Of the many accolades given in support of Sensei Yudit Zicklin-Sidikman's nomination or the Coleen Gragen Award of Inspiration, what stands out are her leadership by example, her bravery, and her persistence. She shares her own experiences and inspires others to listen to themselves, to live up to their own expectations, and to forgive themselves for having made choices they later considered mistakes. She energizes those with whom she works to push to their best capability, and she never forgets her mission of empowerment.
Yudit’s personal journey, which began in central New Jersey before leading her to Israel at the age of 20 in 1984, was a difficult one, at times paved with isolation, self-doubt, and a feeling of powerlessness. Yudit suffered sexual exploitation as a teen, was a victim of a sexual assault as a young woman and suffered from an emotionally abusive marriage, painful experiences which shaped her worldview in myriad ways.

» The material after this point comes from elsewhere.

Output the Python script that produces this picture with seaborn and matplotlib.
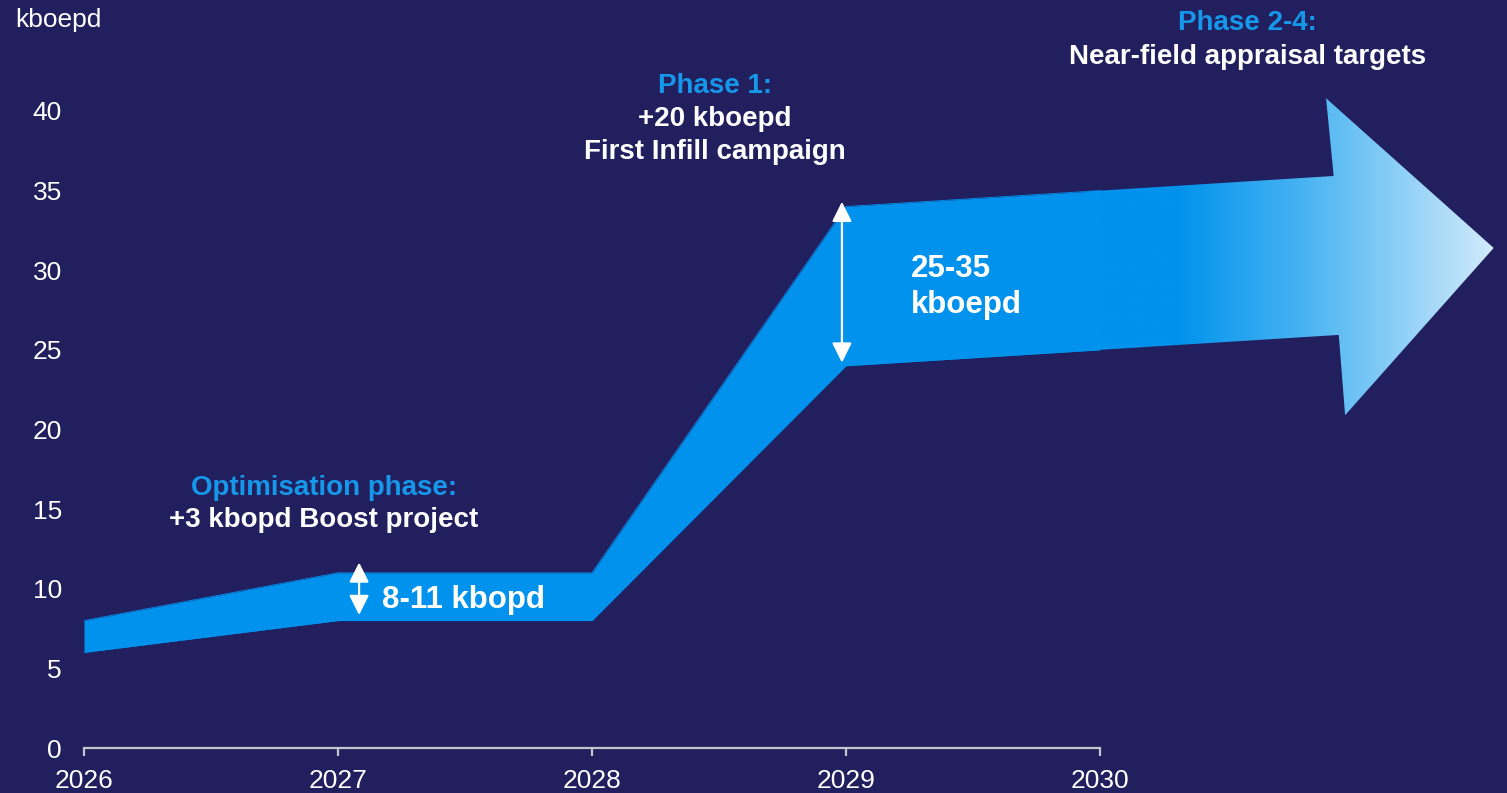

In 1992 on a lark, Yudit enrolled in a neighborhood Judo group for women and, to her surprise, received her yellow belt a year later. She was so pregnant with her fifth child that she couldn't tie the belt around her waist and instead proudly wore it as a necktie. This accomplishment threw open a door to unimaginable possibilities. With Judo, something visceral "clicked," and Yudit began to rebound and reconnect to her body. This in turn led to a reclamation of soul and to an understanding of her innate value as a human being, realizing that she had at her disposal the power to stand up for herself all along. Since then, she has committed her life to reducing violence against girls and women, one person at a time, by helping them to tap into their own inner strengths.
At the age of 39 Yudit became a philanthropist and started investing in social change. she earned an MBA, which she acquired simultaneous to speaking publically on the Jewish community's responsibility to protect its most vulnerable. Together with her friend, Jill Baker Shames, Yudit founded El HaLev (which translates as “To the Heart”) in 2003 to address a growing interest among women in Israel to learn martial arts and self-defense. She has voluntarily run the organization as CEO since 2010, and has taught empowerment self-defense and Judo courses from the very beginning.
She presently holds a yondon (4th degree black belt) in judo and is certified as an IMPACT self-defense instructor. There is nothing she loves to do more than teaching teachers.
Yudit has dedicated her life to violence prevention and empowerment of girls, women, and other populations that are vulnerable to abuse, including the elderly and those with special needs, helping them to tap into their innate strengths in their day-to-day lives in profound and transformative ways.